PENDLETON — A New Castle man’s instinct may have been what saved a young boy’s life after nearly drowning at Falls Creek Park in Pendleton.
“All I did is jump straight in after him, I didn’t really think twice about it to be honest with you,” Logan Norrod said.
Logan, an off-duty Pendleton correctional officer, said he was enjoying a day at the park with his wife when things drastically changed.
“I stood up, turned around, looked and he was underneath the bridge,” Logan said. By the time I reached out to him to yell at him to stand up, he was like I can’t stand up.”
He said a boy, that couldn’t be older than 10 years old, lost his footing while playing in the creek just before the fall.
“He was flailing his arms and yelling and it sucked him all the way back under,” Logan said. “I didn’t really think he was going to come up.”
The man said he sprung into action. Without hesitating to act, he jumped into the water.
“I went under the water and picked him up around his waist and kind of held him up above the water and I swam kind of underneath the water,” Logan said.
His wife, Emily Norrod, said she didn’t know what to do. But added, it’s very like her husband to put others before himself.
“I started to say like ‘babe go’, and he was already in. Like already mid-jump,” Emily said.
Logan is being hailed a hero after saving the boy. He said he would do it again without hesitation.

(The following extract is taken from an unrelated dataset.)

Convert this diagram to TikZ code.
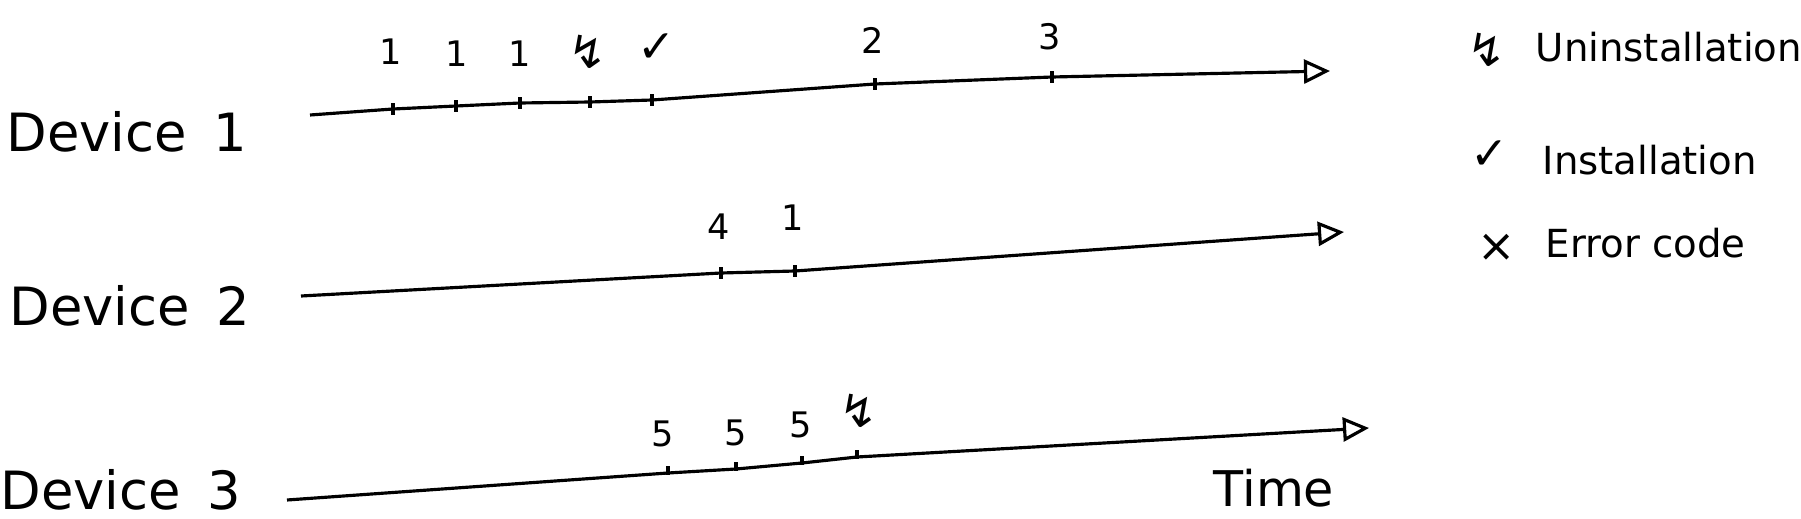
\documentclass[tikz,border=0pt]{standalone}
\usepackage{fontspec}
\setmainfont{DejaVu Sans}
\usetikzlibrary{arrows.meta}
\begin{document}
\begin{tikzpicture}[x=0.1mm,y=-0.1mm,
  timeline/.style={line width=0.9pt,-{Triangle[open,length=2.6mm,width=2.4mm,line width=0.9pt]},line join=round},
  tickmark/.style={line width=0.9pt},
  devlabel/.style={anchor=west,inner sep=0pt,font=\fontsize{15}{18}\selectfont},
  evlabel/.style={inner sep=0pt,font=\fontsize{10}{12}\selectfont},
  legsym/.style={inner sep=0pt,font=\fontsize{13}{15}\selectfont},
  legtext/.style={anchor=west,inner sep=0pt,font=\fontsize{11}{13}\selectfont}]
\useasboundingbox (0,0) rectangle (1801,519);

% Device 1
\node[devlabel] (dev1) at (6,132) {Device\enspace 1};
\coordinate (a0) at (310,115);
\coordinate (a1) at (393,109);
\coordinate (a2) at (456,106);
\coordinate (a3) at (520,103);
\coordinate (a4) at (590,102);
\coordinate (a5) at (652,100);
\coordinate (a6) at (875,84);
\coordinate (a7) at (1052,77);
\coordinate (a8) at (1330,71);
\draw[timeline] (a0) -- (a1) -- (a2) -- (a3) -- (a4) -- (a5) -- (a6) -- (a7) -- (a8);
\foreach \c in {a1,a2,a3,a4,a5,a6,a7}
  \draw[tickmark] ([yshift=0.6mm]\c) -- ([yshift=-0.6mm]\c);
\node[evlabel] (l1) at (391,52) {1};
\node[evlabel] (l2) at (457,54) {1};
\node[evlabel] (l3) at (520,54) {1};
\node[legsym] (l4) at (588,52) {↯};
\node[legsym] (l5) at (657,48) {✓};
\node[evlabel] (l6) at (873,40) {2};
\node[evlabel] (l7) at (1050,37) {3};

% Device 2
\node[devlabel] (dev2) at (9,306) {Device\enspace 2};
\coordinate (b0) at (301,296);
\coordinate (b1) at (721,273);
\coordinate (b2) at (795,271);
\coordinate (b3) at (1344,232);
\draw[timeline] (b0) -- (b1) -- (b2) -- (b3);
\foreach \c in {b1,b2}
  \draw[tickmark] ([yshift=0.6mm]\c) -- ([yshift=-0.6mm]\c);
\node[evlabel] (m1) at (719,227) {4};
\node[evlabel] (m2) at (793,218) {1};

% Device 3
\node[devlabel] (dev3) at (0,490) {Device\enspace 3};
\coordinate (c0) at (287,500);
\coordinate (c1) at (668,473);
\coordinate (c2) at (736,469);
\coordinate (c3) at (802,463);
\coordinate (c4) at (857,457);
\coordinate (c5) at (1369,428);
\draw[timeline] (c0) -- (c1) -- (c2) -- (c3) -- (c4) -- (c5);
\foreach \c in {c1,c2,c3,c4}
  \draw[tickmark] ([yshift=0.7mm]\c) -- ([yshift=-0.2mm]\c);
\node[evlabel] (n1) at (663,434) {5};
\node[evlabel] (n2) at (736,433) {5};
\node[evlabel] (n3) at (801,425) {5};
\node[legsym] (n4) at (859,411) {↯};

\node[inner sep=0pt,font=\fontsize{14}{16}\selectfont] (time) at (1274,488) {Time};

% Legend
\node[legsym] (s1) at (1487,50) {↯};
\node[legtext] (t1) at (1535,47) {Uninstallation};
\node[legsym] (s2) at (1490,155) {✓};
\node[legtext] (t2) at (1542,160) {Installation};
\node[legsym] (s3) at (1497,248) {×};
\node[legtext] (t3) at (1545,243) {Error code};
\end{tikzpicture}
\end{document}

“It’s not that big of a deal to me really,” Logan said. “I mean it is, but it isn’t. I would do it again. It’s not a one-time thing, I try to help people the best I can throughout life anyways.”
The family has a message for people who plan on going near the water.
“Water is dangerous,” Emily said. “You don’t know how strong it is. Just keep an eye out — even if they’re not your kid — try to stay close to any kid.”
The couple said they believe there should be more signage posted at the falls, near the water.
The falls park director said they have signage.
On Saturday, April 23, a young boy who was visiting the park with his family got caught in the current while wading in the shallows above the falls and was swept over the falls. Thankfully another visitor was watching the events unfold and took quick action to get the boy out of the water. While we do our best to ensure the safety of all visitors, including signage warning of dangers and a town ordinance that prohibits visitors from entering the water between the falls and the low head dam, we also have to rely on visitors to take necessary precautions while visiting the park. There is currently signage on the foot bridge that crosses the falls from the Museum. We are in the process of replacing signage along the railing that is behind the Historical Museum, the previous sign was heavily vandalized, which is the reason it is not currently in place. As Chief Farrer noted in the article published in the Herald, situations such as what happened Saturday are rare in our park. The best way for people to stay safe is to avoid the creek near the falls area. We do have an entry point to the creek up stream at a trail head that provides a much safer place for families wanting to play in the creek.
Aaron M. Burris, Falls Park Director
The Norrods did call the police after the incident because they said they were calling for the boy’s parents but they couldn’t be found.
Efforts to reach local police were unanswered.